Stacking is powerful because different algorithms capture different aspects of the data. A linear model captures linear trends. A tree-based model captures feature interactions. A KNN model captures local structure. The meta-model learns that the linear model is more reliable in one region of the feature space while the tree model is better in another.
Stacking is the most complex ensemble method to implement correctly, because the out-of-fold prediction generation must use cross-validation to prevent leakage. If you train base models on all training data and then train the meta-model on those same predictions, the meta-model will overfit to the base models' memorized noise.
Choosing an Ensemble Strategy
Start with gradient boosting (XGBoost or LightGBM) for structured/tabular data.
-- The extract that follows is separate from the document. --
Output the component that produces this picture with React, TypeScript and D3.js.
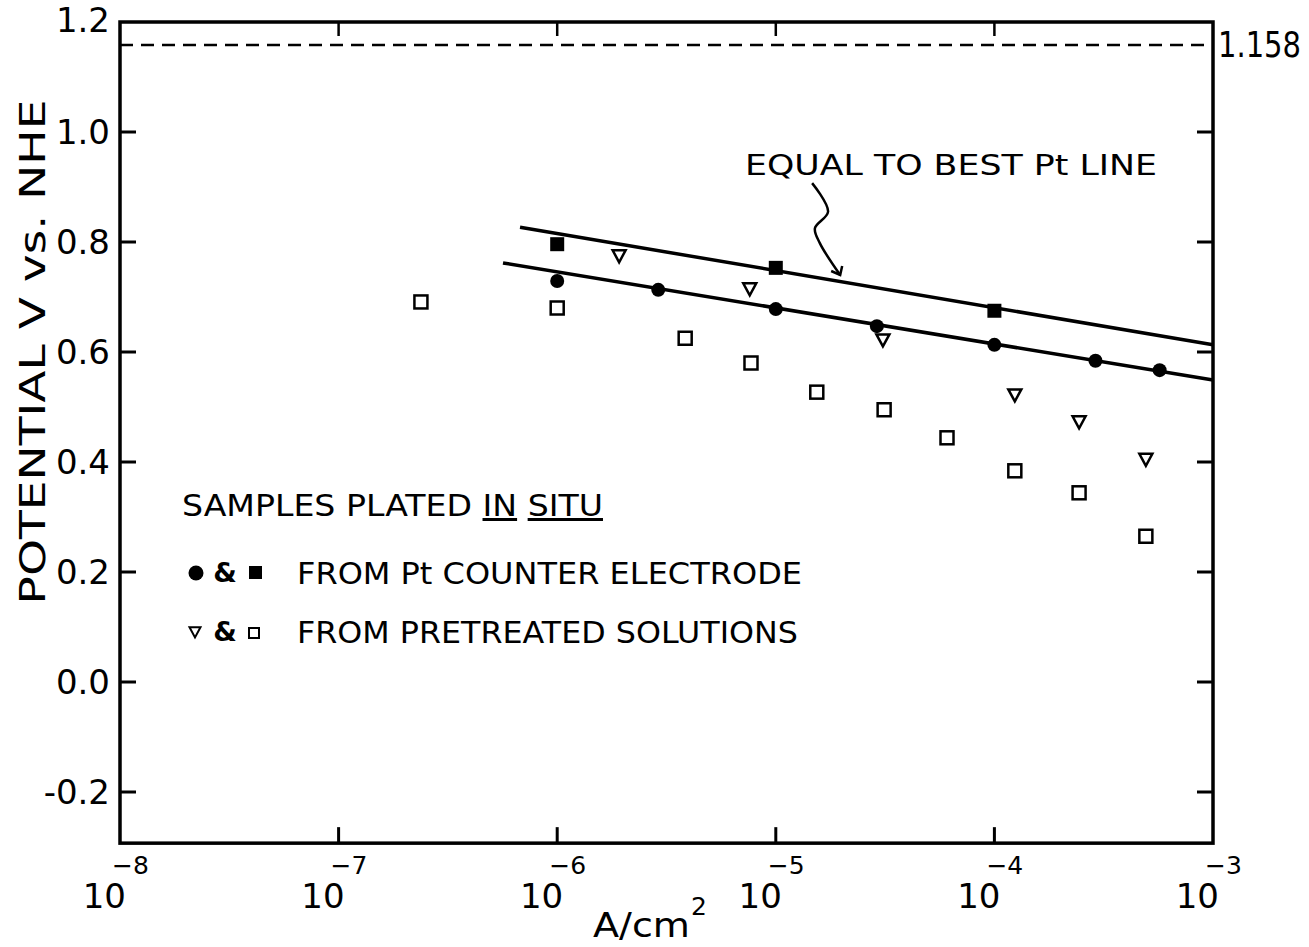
import React from 'react';
import * as d3 from 'd3';

// ---- data ----
const decades = [-8, -7, -6, -5, -4, -3];
const yTicks = [1.0, 0.8, 0.6, 0.4, 0.2, 0.0, -0.2];
const yTickLabels = ['1.0', '0.8', '0.6', '0.4', '0.2', '0.0', '-0.2'];
const yTopLabel = '1.2';
const yTop = 1.2;
const yBottom = -0.293;
const refLevel = 1.158;
const refLabel = '1.158';

const ptCircleX = [1e-6, 2.9e-6, 1e-5, 2.9e-5, 1e-4, 2.9e-4, 5.7e-4];
const ptCircleY = [0.729, 0.713, 0.678, 0.647, 0.613, 0.584, 0.567];
const ptSquareX = [1e-6, 1e-5, 1e-4];
const ptSquareY = [0.796, 0.753, 0.675];
const triX = [1.92e-6, 7.6e-6, 3.09e-5, 1.24e-4, 2.44e-4, 4.93e-4];
const triY = [0.775, 0.715, 0.622, 0.522, 0.473, 0.405];
const sqX = [2.38e-7, 1e-6, 3.85e-6, 7.7e-6, 1.54e-5, 3.13e-5, 6.07e-5, 1.24e-4, 2.44e-4, 4.93e-4];
const sqY = [0.691, 0.68, 0.625, 0.58, 0.527, 0.495, 0.444, 0.384, 0.344, 0.265];

const upperLineX = [6.76e-7, 1e-3];
const upperLineY = [0.827, 0.613];
const lowerLineX = [5.65e-7, 1e-3];
const lowerLineY = [0.762, 0.549];

// annotation arrow path (data space)
const arrowX = [1.466e-5, 1.734e-5, 1.51e-5, 1.59e-5, 1.97e-5];
const arrowY = [0.907, 0.855, 0.825, 0.798, 0.74];

const annotationText = 'EQUAL TO BEST Pt LINE';
const legendTitle = ['SAMPLES PLATED ', 'IN', ' ', 'SITU'];
const legendLine1 = 'FROM Pt COUNTER ELECTRODE';
const legendLine2 = 'FROM PRETREATED SOLUTIONS';
const yTitle = 'POTENTIAL V vs. NHE';
const xTitle = 'A/cm';

const FONT = "'DejaVu Sans', sans-serif";

export default function App() {
  const W = 1309, H = 947;
  const x = d3.scaleLog().domain([1e-8, 1e-3]).range([120, 1213]);
  const y = d3.scaleLinear().domain([-0.2, 1.2]).range([792, 22]);
  const x0 = x(1e-8), x1 = x(1e-3);
  const yT = y(yTop), yB = y(yBottom);
  const line = d3.line<[number, number]>().x(d => x(d[0])).y(d => y(d[1]));
  const curve = d3.line<[number, number]>().x(d => x(d[0])).y(d => y(d[1])).curve(d3.curveCatmullRom);
  const upper = upperLineX.map((v, i) => [v, upperLineY[i]] as [number, number]);
  const lower = lowerLineX.map((v, i) => [v, lowerLineY[i]] as [number, number]);
  const arrow = arrowX.map((v, i) => [v, arrowY[i]] as [number, number]);
  const ax = x(arrowX[arrowX.length - 1]);
  const ay = y(arrowY[arrowY.length - 1]);
  const tri = (cx: number, cy: number, s: number) =>
    `M${cx - s},${cy - s * 0.85}L${cx + s},${cy - s * 0.85}L${cx},${cy + s * 1.0}Z`;

  return (
    <svg width={W} height={H} style={{ position: 'absolute', left: 0, top: 0, background: '#fff' }}
      fontFamily={FONT}>
      <rect width={W} height={H} fill="#fff" />
      {/* frame */}
      <rect x={x0} y={yT} width={x1 - x0} height={yB - yT} fill="none" stroke="#000" strokeWidth={3.5} />
      {/* y ticks */}
      {yTicks.map((t, i) => (
        <g key={'yt' + i}>
          <line x1={x0} x2={x0 + 16} y1={y(t)} y2={y(t)} stroke="#000" strokeWidth={3} />
          <line x1={x1} x2={x1 - 16} y1={y(t)} y2={y(t)} stroke="#000" strokeWidth={3} />
          <text x={110} y={y(t)} dy="0.36em" textAnchor="end" fontSize={34} fill="#000">{yTickLabels[i]}</text>
        </g>
      ))}
      <text x={110} y={yT} dy="0.3em" textAnchor="end" fontSize={34} fill="#000">{yTopLabel}</text>
      {/* x ticks */}
      {decades.map((d, i) => {
        const px = x(Math.pow(10, d));
        return (
          <g key={'xt' + i}>
            {i > 0 && i < decades.length - 1 && (
              <>
                <line x1={px} x2={px} y1={yB} y2={yB - 16} stroke="#000" strokeWidth={3} />
                <line x1={px} x2={px} y1={yT} y2={yT + 14} stroke="#000" strokeWidth={2.5} />
              </>
            )}
            <text x={px + 6} y={908} textAnchor="end" fontSize={34} fill="#000">10</text>
            <text x={px - 8} y={874} textAnchor="start" fontSize={25} fill="#000">{'\u2212' + Math.abs(d)}</text>
          </g>
        );
      })}
      {/* reference dashed line */}
      <line x1={x0} x2={x1} y1={y(refLevel)} y2={y(refLevel)} stroke="#000" strokeWidth={2.5} strokeDasharray="13,8" />
      <g transform={`translate(${x1 + 5},${y(refLevel) + 12}) scale(1,1.25)`}>
        <text x={0} y={0} fontSize={29} fill="#000">{refLabel}</text>
      </g>
      {/* fit lines */}
      <path d={line(upper) || ''} fill="none" stroke="#000" strokeWidth={3.5} />
      <path d={line(lower) || ''} fill="none" stroke="#000" strokeWidth={3.5} />
      {/* filled circles */}
      {ptCircleX.map((v, i) => (
        <circle key={'c' + i} cx={x(v)} cy={y(ptCircleY[i])} r={7} fill="#000" />
      ))}
      {/* filled squares */}
      {ptSquareX.map((v, i) => (
        <rect key={'s' + i} x={x(v) - 7} y={y(ptSquareY[i]) - 7} width={14} height={14} fill="#000" />
      ))}
      {/* open triangles */}
      {triX.map((v, i) => (
        <path key={'t' + i} d={tri(x(v), y(triY[i]), 6.5)} fill="#fff" stroke="#000" strokeWidth={2.5} />
      ))}
      {/* open squares */}
      {sqX.map((v, i) => (
        <rect key={'q' + i} x={x(v) - 6.5} y={y(sqY[i]) - 6.5} width={13} height={13} fill="#fff" stroke="#000" strokeWidth={2.5} />
      ))}
      {/* annotation */}
      <text x={745} y={175} fontSize={28} fill="#000" textLength={412} lengthAdjust="spacingAndGlyphs">{annotationText}</text>
      <path d={curve(arrow) || ''} fill="none" stroke="#000" strokeWidth={2.5} />
      <path d={`M${ax - 9},${ay - 4}L${ax},${ay}L${ax + 2},${ay - 9}`} fill="none" stroke="#000" strokeWidth={2.5} />
      {/* legend */}
      <text x={182} y={516} fontSize={30} fill="#000" textLength={421} lengthAdjust="spacingAndGlyphs">
        <tspan>{legendTitle[0]}</tspan>
        <tspan textDecoration="underline" style={{ textDecoration: 'underline' }}>{legendTitle[1]}</tspan>
        <tspan>{legendTitle[2]}</tspan>
        <tspan textDecoration="underline" style={{ textDecoration: 'underline' }}>{legendTitle[3]}</tspan>
      </text>
      <circle cx={196} cy={573} r={7.5} fill="#000" />
      <text x={225} y={582} textAnchor="middle" fontSize={27} fontWeight="bold" fill="#000">&amp;</text>
      <rect x={249} y={566} width={13} height={13} fill="#000" />
      <text x={297} y={584} fontSize={30} fill="#000" textLength={505} lengthAdjust="spacingAndGlyphs">{legendLine1}</text>
      <path d={tri(195, 632, 5.5)} fill="#fff" stroke="#000" strokeWidth={2} />
      <text x={225} y={641} textAnchor="middle" fontSize={27} fontWeight="bold" fill="#000">&amp;</text>
      <rect x={249} y={628} width={10} height={10} fill="#fff" stroke="#000" strokeWidth={2} />
      <text x={297} y={643} fontSize={30} fill="#000" textLength={501} lengthAdjust="spacingAndGlyphs">{legendLine2}</text>
      {/* axis titles */}
      <text transform="translate(45,352) rotate(-90)" textAnchor="middle" fontSize={35} fill="#000" textLength={505} lengthAdjust="spacingAndGlyphs">{yTitle}</text>
      <text x={593} y={937} fontSize={34} fill="#000" textLength={97} lengthAdjust="spacingAndGlyphs">{xTitle}</text>
      <text x={691} y={915} fontSize={25} fill="#000">2</text>
    </svg>
  );
}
It is the single best algorithm family for most structured data problems, combining the benefits of boosting with efficient implementation and built-in regularization.
Use random forests when you want a model that works well with minimal tuning, need feature importance scores, or want fast parallel training. Random forests are harder to overfit than gradient boosting and serve as an excellent baseline.
Use stacking when you are in a competition or production system where the last 0.5-1% of accuracy matters and you have the engineering resources to maintain multiple models. In practice, most production systems use a single well-tuned gradient boosting model because the maintenance cost of stacking rarely justifies the marginal improvement.
Ensembles improve predictions by combining multiple models whose errors are partially independent. Bagging (random forests) reduces variance through parallel averaging. Boosting (XGBoost, LightGBM) reduces bias through sequential error correction. Stacking combines diverse algorithms through a meta-learner. Gradient boosting is the default choice for structured data, winning more competitions and production deployments than any other approach.